Percy Malcolm Stewart | |
Birth Date: | 9 May 1872 |
Birth Place: | St Leonards, Sussex, England |
Occupation: | Industrialist |
Father: | Halley Stewart |
Relatives: | Bernard Stewart (brother) Harold Stewart (nephew) |
Sir Percy Malcolm Stewart, 1st Baronet (9 May 1872 - 27 February 1951), was an English industrialist and philanthropist. He incorporated the London Brick Company in the 1920s, which was at the time reputed to be the largest brick-making company in the United Kingdom.
Stewart was born at St Leonards, Sussex, the sixth of eight children of Halley Stewart. Stewart attended the University School, Hastings, the King's School, Rochester, and the Royal High School, Edinburgh, and was also educated in Germany.
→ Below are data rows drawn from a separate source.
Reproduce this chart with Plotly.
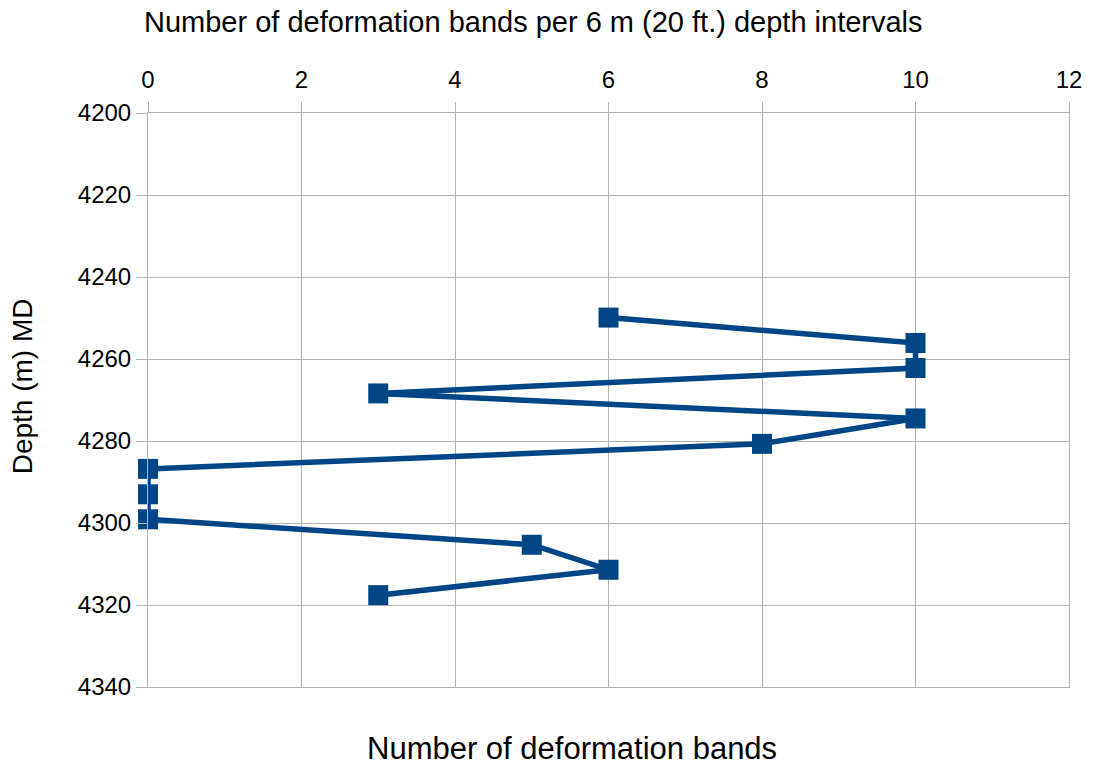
import plotly.graph_objects as go

# Deformation band counts per 6 m (20 ft) depth interval
depth_m = [4249.9, 4256.1, 4262.2, 4268.4, 4274.5, 4280.7,
           4286.8, 4293.0, 4299.1, 4305.3, 4311.4, 4317.6]
band_count = [6, 10, 10, 3, 10, 8, 0, 0, 0, 5, 6, 3]

x_ticks = [0, 2, 4, 6, 8, 10, 12]
y_ticks = [4200, 4220, 4240, 4260, 4280, 4300, 4320, 4340]

BLUE = "#004586"
GRID = "#b3b3b3"
FONT = "Liberation Sans, Arial, sans-serif"

fig = go.Figure(
    go.Scatter(
        x=band_count,
        y=depth_m,
        mode="lines+markers",
        line=dict(color=BLUE, width=5.5),
        marker=dict(symbol="square", size=20, color=BLUE),
        showlegend=False,
        cliponaxis=False,
    )
)

fig.update_layout(
    width=1097,
    height=765,
    margin=dict(l=148, r=28, t=113, b=78),
    paper_bgcolor="white",
    plot_bgcolor="white",
    font=dict(family=FONT, color="black", size=24),
    xaxis=dict(
        side="top",
        range=[0, 12],
        tickvals=x_ticks,
        ticks="outside",
        ticklen=10,
        tickcolor=GRID,
        showgrid=True,
        gridcolor=GRID,
        gridwidth=1,
        showline=True,
        linecolor=GRID,
        mirror=True,
        zeroline=False,
        tickfont=dict(size=24),
        ticklabelstandoff=4,
    ),
    yaxis=dict(
        range=[4340, 4200],
        tickvals=y_ticks,
        ticks="outside",
        ticklen=11,
        tickcolor=GRID,
        showgrid=True,
        gridcolor=GRID,
        gridwidth=1,
        showline=True,
        linecolor=GRID,
        mirror=True,
        zeroline=False,
        tickfont=dict(size=24),
        ticklabelstandoff=0,
    ),
    annotations=[
        # top axis title
        dict(
            text="Number of deformation bands per 6 m (20 ft.) depth intervals",
            xref="paper", yref="paper",
            x=0.4185, y=1.1585,
            xanchor="center", yanchor="middle",
            showarrow=False,
            font=dict(size=29, family=FONT),
        ),
        # depth axis title
        dict(
            text="Depth (m) MD",
            xref="paper", yref="paper",
            x=-0.1354, y=0.5244,
            xanchor="center", yanchor="middle",
            textangle=-90,
            showarrow=False,
            font=dict(size=28, family=FONT),
        ),
        # bottom caption
        dict(
            text="Number of deformation bands",
            xref="paper", yref="paper",
            x=0.4609, y=-0.1068,
            xanchor="center", yanchor="middle",
            showarrow=False,
            font=dict(size=31, family=FONT),
        ),
    ],
)

fig.write_html("out.html")
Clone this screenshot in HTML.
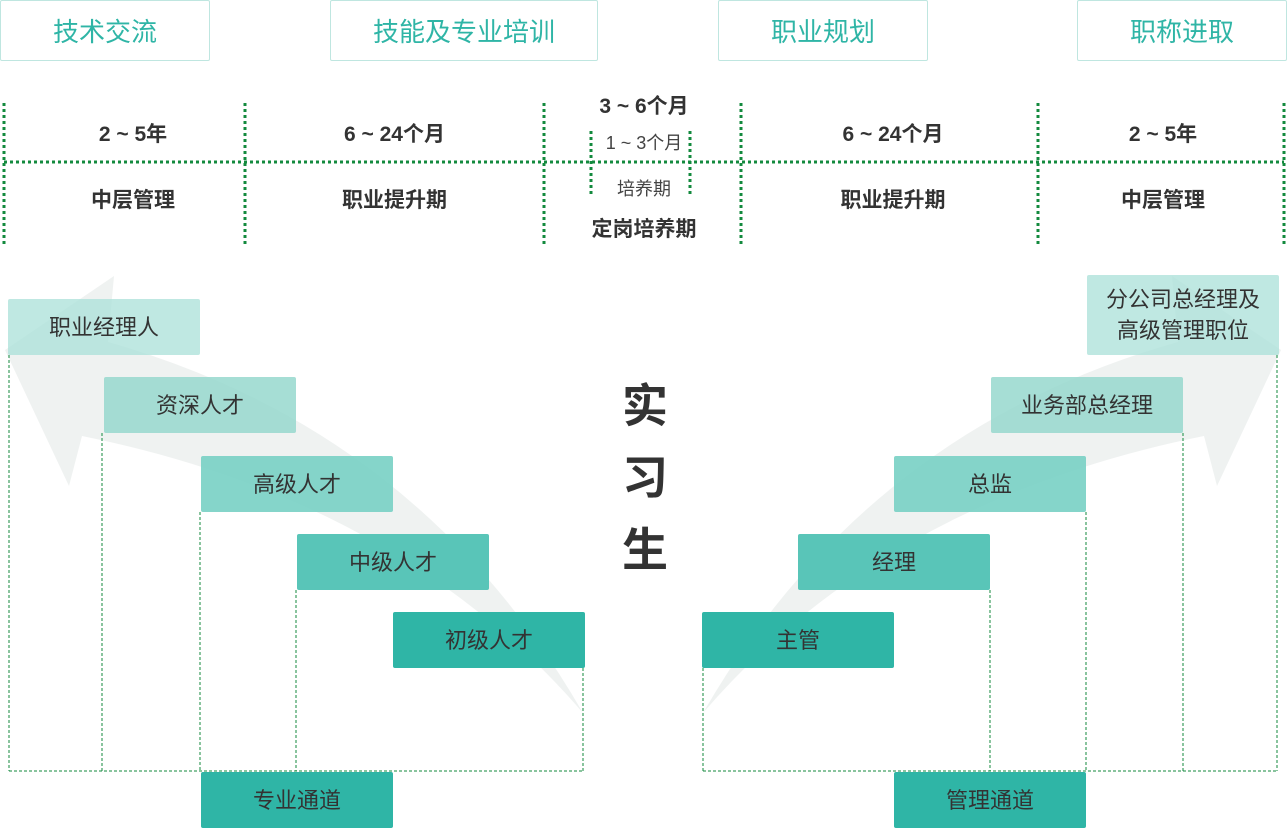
<!DOCTYPE html>
<html><head><meta charset="utf-8"><style>
*{margin:0;padding:0;box-sizing:border-box}
body{width:1287px;height:829px;background:#fff;position:relative;overflow:hidden;font-family:"Liberation Sans","Noto Sans CJK SC",sans-serif;color:#333}
.a{position:absolute}
.top{position:absolute;top:0;height:61px;border:1px solid #bfe6e0;border-radius:2px;color:#2fb5a6;font-size:26px;display:flex;align-items:center;justify-content:center}
.t{position:absolute;font-weight:bold;font-size:21px;text-align:center;white-space:nowrap}
.b{position:absolute;width:192px;height:56px;border-radius:2px;display:flex;align-items:center;justify-content:center;font-size:22px;color:#333;text-align:center;line-height:31px}
</style></head><body>
<div class="top" style="left:0;width:210px">技术交流</div>
<div class="top" style="left:330px;width:268px">技能及专业培训</div>
<div class="top" style="left:718px;width:210px">职业规划</div>
<div class="top" style="left:1077px;width:210px">职称进取</div>

<svg class="a" style="left:0;top:0" width="1287" height="829">
<g stroke="#138a3e" stroke-width="3" stroke-dasharray="3,3" fill="none">
<line x1="4" y1="103" x2="4" y2="246"/><line x1="245" y1="103" x2="245" y2="246"/>
<line x1="544" y1="103" x2="544" y2="246"/><line x1="741" y1="103" x2="741" y2="246"/>
<line x1="1038" y1="103" x2="1038" y2="246"/><line x1="1284" y1="103" x2="1284" y2="246"/>
<line x1="4" y1="162" x2="1284" y2="162"/>
<line x1="591" y1="131" x2="591" y2="197"/><line x1="690" y1="131" x2="690" y2="197"/>
</g>
<g fill="#e9eeec" opacity="0.75">
<path d="M583 713 Q420 430 108 342 L114 276 L5 350 L69 486 L82 436 Q400 500 583 713 Z"/>
<path d="M703 713 Q866 430 1178 342 L1172 276 L1281 350 L1217 486 L1204 436 Q886 500 703 713 Z"/>
</g>
</svg>

<div class="t" style="left:4px;width:258px;top:118px">2 ~ 5年</div>
<div class="t" style="left:4px;width:258px;top:184px">中层管理</div>
<div class="t" style="left:245px;width:299px;top:118px">6 ~ 24个月</div>
<div class="t" style="left:245px;width:299px;top:184px">职业提升期</div>
<div class="t" style="left:544px;width:200px;top:90px">3 ~ 6个月</div>
<div class="t" style="left:544px;width:200px;top:129px;font-weight:normal;font-size:18px;color:#444">1 ~ 3个月</div>
<div class="t" style="left:544px;width:200px;top:175px;font-weight:normal;font-size:18px;color:#444">培养期</div>
<div class="t" style="left:544px;width:200px;top:213px">定岗培养期</div>
<div class="t" style="left:741px;width:304px;top:118px">6 ~ 24个月</div>
<div class="t" style="left:741px;width:304px;top:184px">职业提升期</div>
<div class="t" style="left:1038px;width:250px;top:118px">2 ~ 5年</div>
<div class="t" style="left:1038px;width:250px;top:184px">中层管理</div>

<div class="a" style="left:617px;top:370px;font-size:46px;line-height:72px;width:56px;text-align:center;color:#333;font-weight:bold">实<br>习<br>生</div>

<div class="b" style="left:8px;top:299px;background:rgba(170,224,216,.75)">职业经理人</div>
<div class="b" style="left:104px;top:377px;background:rgba(150,216,206,.85)">资深人才</div>
<div class="b" style="left:201px;top:456px;background:rgba(120,208,196,.9)">高级人才</div>
<div class="b" style="left:297px;top:534px;background:rgba(80,194,180,.95)">中级人才</div>
<div class="b" style="left:393px;top:612px;background:#2fb5a6">初级人才</div>
<div class="b" style="left:201px;top:772px;background:#2fb5a6">专业通道</div>

<div class="b" style="left:1087px;top:275px;height:80px;background:rgba(170,224,216,.75)">分公司总经理及<br>高级管理职位</div>
<div class="b" style="left:991px;top:377px;background:rgba(150,216,206,.85)">业务部总经理</div>
<div class="b" style="left:894px;top:456px;background:rgba(120,208,196,.9)">总监</div>
<div class="b" style="left:798px;top:534px;background:rgba(80,194,180,.95)">经理</div>
<div class="b" style="left:702px;top:612px;background:#2fb5a6">主管</div>
<div class="b" style="left:894px;top:772px;background:#2fb5a6">管理通道</div>

<svg class="a" style="left:0;top:0" width="1287" height="829">
<g stroke="#138a3e" stroke-width="1" stroke-dasharray="3,2" fill="none">
<line x1="9" y1="355" x2="9" y2="771"/><line x1="102" y1="433" x2="102" y2="771"/>
<line x1="200" y1="512" x2="200" y2="771"/><line x1="296" y1="590" x2="296" y2="771"/>
<line x1="583" y1="668" x2="583" y2="771"/><line x1="9" y1="771" x2="583" y2="771"/>
<line x1="703" y1="668" x2="703" y2="771"/><line x1="990" y1="590" x2="990" y2="771"/>
<line x1="1086" y1="512" x2="1086" y2="771"/><line x1="1183" y1="433" x2="1183" y2="771"/>
<line x1="1277" y1="355" x2="1277" y2="771"/><line x1="703" y1="771" x2="1277" y2="771"/>
</g>
</svg>
</body></html>
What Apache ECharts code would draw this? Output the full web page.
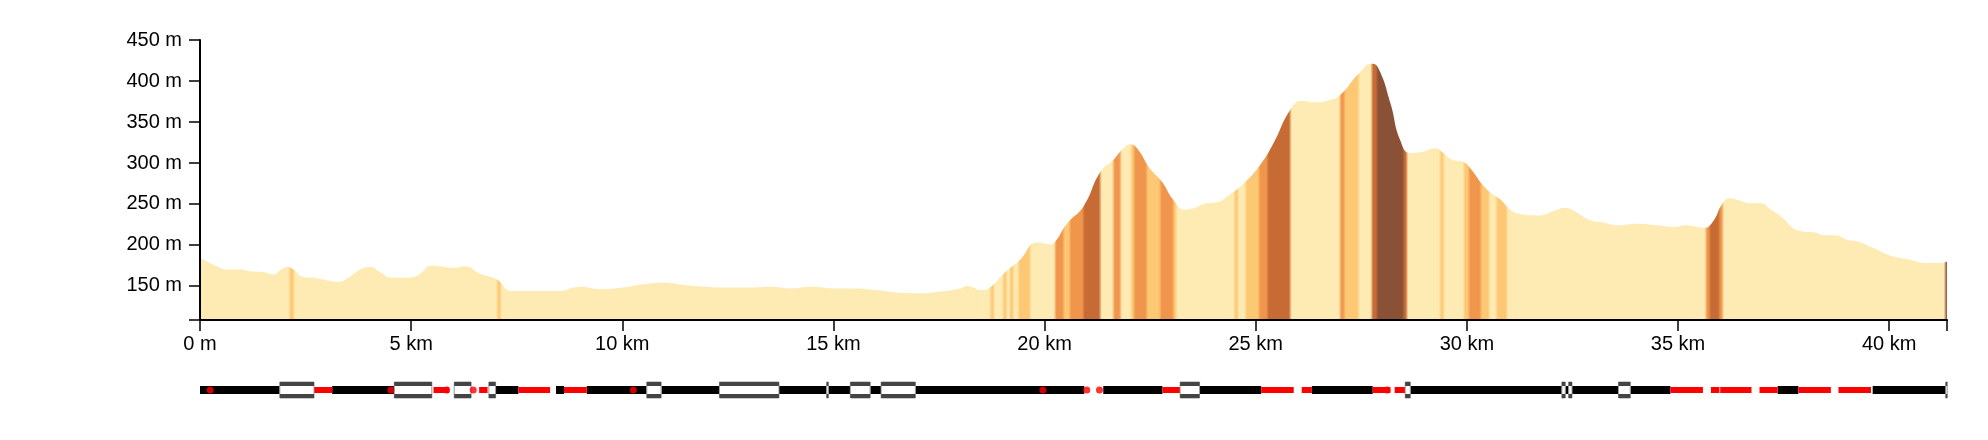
<!DOCTYPE html>
<html>
<head>
<meta charset="utf-8">
<script src="https://cdn.jsdelivr.net/npm/echarts@6/dist/echarts.min.js"></script>
<style>
  html, body { margin: 0; padding: 0; background: #fff; }
  #profile { width: 1988px; height: 440px; }
</style>
</head>
<body>
<div id="profile"></div>
<script>
// distance along the route (km) and elevation (m)
var distKm = [0, 0.2, 0.4, 0.63, 0.95, 1.18, 1.5, 1.74, 1.89, 2.09, 2.21, 2.45, 2.68, 3.0, 3.28, 3.51, 3.83, 4.03, 4.26, 4.54,
  4.82, 5.05, 5.21, 5.49, 5.68, 6.0, 6.28, 6.63, 7.03, 7.38, 8.05, 8.5, 9.0, 9.5, 10.0, 10.5, 11.0, 11.5, 12.0, 12.5,
  13.0, 13.5, 14.0, 14.5, 15.0, 15.5, 16.0, 16.5, 17.0, 17.5, 18.0, 18.16, 18.51, 18.67, 19.03, 19.42, 19.82, 20.13, 20.25, 20.53,
  20.92, 21.32, 21.63, 21.87, 22.03, 22.19, 22.5, 22.78, 23.05, 23.33, 23.53, 23.84, 24.08, 24.32, 24.71, 25.11, 25.42, 25.82, 26.09, 26.37,
  26.69, 27.0, 27.44, 27.75, 27.91, 28.19, 28.42, 28.66, 28.9, 29.25, 29.45, 29.65, 29.93, 30.09, 30.38, 30.58, 30.78, 31.03, 31.23, 31.72,
  32.04, 32.33, 32.49, 32.94, 33.18, 33.59, 34.0, 34.48, 34.93, 35.17, 35.62, 35.82, 36.06, 36.23, 36.47, 36.71, 36.96, 37.2, 37.41, 37.89,
  38.26, 38.46, 38.7, 39.03, 39.27, 39.6, 40.04, 40.41, 40.9, 41.22, 41.37];
var elevM = [184, 179, 174, 170, 170, 168, 167, 164, 169, 173, 170, 161, 160, 157, 155, 160, 171, 173, 167, 160,
  160, 161, 165, 175, 174, 172, 174, 165, 158, 144, 144, 144, 149, 146, 148, 152, 154, 151, 149, 148,
  148, 149, 147, 149, 147, 147, 145, 142, 141, 143, 147, 150, 145, 147, 165, 182, 203, 201, 204, 226,
  247, 289, 304, 318, 323, 318, 293, 277, 255, 243, 245, 251, 252, 259, 275, 298, 324, 365, 376, 374,
  376, 383, 409, 421, 415, 373, 328, 312, 313, 318, 312, 304, 301, 293, 273, 263, 256, 243, 238, 236,
  241, 245, 243, 230, 228, 224, 226, 224, 222, 224, 221, 228, 251, 257, 254, 251, 251, 243, 236, 217,
  215, 212, 212, 206, 204, 197, 187, 183, 178, 178, 180];

// gradient classes seen in the fill: from km, to km, class (0 flat .. 4 steepest)
var gradeFrom = [2.12, 7.04, 18.72, 19.02, 19.18, 19.38, 20.25, 20.45, 20.6, 20.92, 21.63, 22.05, 22.12, 22.42, 22.74, 23.05,
  24.5, 24.76, 25.08, 25.28, 27.0, 27.1, 27.75, 27.87, 28.5, 29.37, 29.93, 30.05, 30.33, 30.7, 35.66, 35.75, 35.98, 41.33];
var gradeTo = [2.22, 7.12, 18.8, 19.1, 19.26, 19.66, 20.45, 20.6, 20.92, 21.32, 21.8, 22.12, 22.42, 22.74, 23.05, 23.12,
  24.58, 25.08, 25.28, 25.82, 27.1, 27.44, 27.87, 28.5, 28.58, 29.45, 30.05, 30.33, 30.53, 30.95, 35.75, 35.98, 36.06, 41.37];
var gradeClass = [1, 1, 1, 1, 1, 1, 2, 1, 2, 3, 2, 1, 2, 1, 2, 1,
  1, 1, 2, 3, 2, 1, 3, 4, 3, 1, 1, 2, 1, 1, 2, 3, 2, 4];
var gradeColors = ['#feebb3', '#fdc874', '#f0964c', '#c76b35', '#8b5137'];

// route surface strip: [from km, to km]
var roadSegs = [[0, 1.89], [3.13, 4.6], [7.0, 7.54], [8.43, 8.62], [9.16, 10.58], [10.93, 12.3], [13.71, 14.84], [14.88, 15.4],
  [15.87, 16.13], [16.94, 20.94], [21.39, 22.79], [23.67, 25.13], [26.33, 27.77], [28.66, 32.25], [32.33, 32.41],
  [32.49, 33.59], [33.87, 34.82], [37.36, 37.85], [39.61, 41.35]];
var pathSegs = [[2.7, 3.13], [5.53, 5.9], [6.61, 6.81], [7.54, 8.29], [8.62, 9.16], [22.79, 23.21], [25.13, 25.9], [26.09, 26.33],
  [27.77, 28.19], [28.29, 28.54], [34.82, 35.59], [35.78, 35.98], [36.0, 36.74], [36.93, 37.36], [37.85, 38.62], [38.8, 39.57]];
var bridgeSegs = [[1.89, 2.7], [4.6, 5.49], [6.02, 6.42], [6.84, 7.0], [10.58, 10.92], [12.3, 13.71], [14.84, 14.88], [15.4, 15.87],
  [16.13, 16.94], [23.21, 23.67], [28.54, 28.66], [32.25, 32.33], [32.41, 32.49], [33.59, 33.87], [41.34, 41.37]];
var dotKm = [0.24, 4.52, 5.84, 6.47, 10.26, 19.96, 21.0, 21.3, 28.11];

var totalKm = 41.37;
var font = 'Liberation Sans, Arial, sans-serif';

// turn the class bands into horizontal gradient stops
function gradeStops() {
  var bands = [], cursor = 0, i;
  for (i = 0; i < gradeFrom.length; i++) {
    if (gradeFrom[i] > cursor) bands.push([cursor, gradeFrom[i], 0]);
    bands.push([gradeFrom[i], gradeTo[i], gradeClass[i]]);
    cursor = gradeTo[i];
  }
  if (cursor < totalKm) bands.push([cursor, totalKm, 0]);
  var e = 0.035, stops = [];
  for (i = 0; i < bands.length; i++) {
    var a = bands[i][0], b = bands[i][1], c = gradeColors[bands[i][2]];
    var s = i === 0 ? a : a + e;
    var t = i === bands.length - 1 ? b : b - e;
    if (t <= s) { s = t = (a + b) / 2; }
    stops.push({offset: s / totalKm, color: c});
    if (t > s) stops.push({offset: t / totalKm, color: c});
  }
  return stops;
}

function flatBar(h, fill) {
  return function (params, api) {
    var p0 = api.coord([api.value(0), 0.5]);
    var p1 = api.coord([api.value(1), 0.5]);
    return {type: 'rect', shape: {x: p0[0], y: p0[1] - h / 2, width: p1[0] - p0[0], height: h}, style: {fill: fill}};
  };
}

function bridgeBox(params, api) {
  var p0 = api.coord([api.value(0), 0.5]);
  var p1 = api.coord([api.value(1), 0.5]);
  var w = Math.max(p1[0] - p0[0], 1.5), top = p0[1] - 8;
  return {type: 'group', children: [
    {type: 'rect', shape: {x: p0[0], y: top, width: w, height: 16}, style: {fill: '#fff', stroke: '#999', lineWidth: 1}},
    {type: 'rect', shape: {x: p0[0], y: top, width: w, height: 4}, style: {fill: '#444'}},
    {type: 'rect', shape: {x: p0[0], y: top + 12, width: w, height: 4}, style: {fill: '#444'}}
  ]};
}

var chart = echarts.init(document.getElementById('profile'));
var axisLine = {lineStyle: {color: '#000', width: 2}};
var axisTick = {length: 11, lineStyle: {color: '#000', width: 1.5}};

chart.setOption({
  animation: false,
  grid: [
    {left: 200, right: 41, top: 40, height: 280, containLabel: false},
    {left: 200, right: 41, top: 380, height: 20, containLabel: false}
  ],
  xAxis: [
    {
      type: 'value', gridIndex: 0, min: 0, max: totalKm, splitNumber: 8, minInterval: 5, maxInterval: 5, z: 5,
      axisLine: axisLine, axisTick: axisTick, splitLine: {show: false},
      axisLabel: {
        margin: 14, color: '#000', fontSize: 20, fontFamily: font,
        formatter: function (v) {
          if (Math.abs(v % 5) > 1e-6) return '';
          return v === 0 ? '0 m' : v + ' km';
        }
      }
    },
    {type: 'value', gridIndex: 1, min: 0, max: totalKm, show: false}
  ],
  yAxis: [
    {
      type: 'value', gridIndex: 0, min: 108.5, max: 450, splitNumber: 6, minInterval: 50, maxInterval: 50, z: 5,
      axisLine: axisLine, axisTick: axisTick, splitLine: {show: false},
      axisLabel: {
        margin: 18, color: '#000', fontSize: 20, fontFamily: font,
        formatter: function (v) { return v % 50 === 0 ? v + ' m' : ''; }
      }
    },
    {type: 'value', gridIndex: 1, min: 0, max: 1, show: false}
  ],
  series: [
    {
      name: 'elevation', type: 'line', xAxisIndex: 0, yAxisIndex: 0,
      data: distKm.map(function (d, i) { return [d, elevM[i]]; }),
      smooth: 0.5, symbol: 'none', silent: true,
      lineStyle: {width: 0, opacity: 0},
      areaStyle: {opacity: 1, color: new echarts.graphic.LinearGradient(0, 0, 1, 0, gradeStops())}
    },
    {name: 'road', type: 'custom', xAxisIndex: 1, yAxisIndex: 1, data: roadSegs, encode: {x: [0, 1]}, renderItem: flatBar(8, '#000'), silent: true},
    {name: 'path', type: 'custom', xAxisIndex: 1, yAxisIndex: 1, data: pathSegs, encode: {x: [0, 1]}, renderItem: flatBar(6, '#ff0000'), silent: true},
    {name: 'bridge', type: 'custom', xAxisIndex: 1, yAxisIndex: 1, data: bridgeSegs, encode: {x: [0, 1]}, renderItem: bridgeBox, silent: true},
    {
      name: 'poi', type: 'scatter', xAxisIndex: 1, yAxisIndex: 1, symbolSize: 7, silent: true,
      itemStyle: {color: '#ff0000'},
      data: dotKm.map(function (k) { return [k, 0.5]; })
    }
  ]
});
</script>
</body>
</html>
He entered his father's business in 1891. The family lived in Luton until the early 1900s at the Bramingham Shott estate. Their home went on to become Luton Museum, and the estate Wardown Park.
The cement business in which the family had an interest – B. J. Forder & Son Ltd – became part of the British Portland Cement Manufacturers Ltd in 1912, and Stewart became a managing director. He had remained managing director of the brick division of B. J. Forder & Son until it was amalgamated into the London Brick Company in 1923, and he became chairman of its board. He became chairman of the board of the Associated Portland Cement Manufacturers Ltd (APCM) in 1924 and remained in that position until 1945 when he became company president. He was thus chairman of the two of the largest monopolistic companies in British industry.
Sir Percy Malcolm Stewart and his father, Sir Halley Stewart, believed in good working and living conditions for employees. They developed the model village of Stewartby in Bedfordshire from 1926 onwards. As a special commissioner appointed by Ramsay MacDonald's coalition government of 1934, he helped devise schemes to reduce unemployment. In 1934, Sir Malcolm bought The Lodge at Sandy, Bedfordshire[1] which is currently the headquarters of the RSPB. Stewart was created a Baronet, of Stewartby in the County of Bedford, in 1937. He was a governor of The Peckham Experiment (a social experiment in public health) in 1949.[2]
He died in February 1951, aged 78, and was succeeded in the baronetcy by his son Ronald.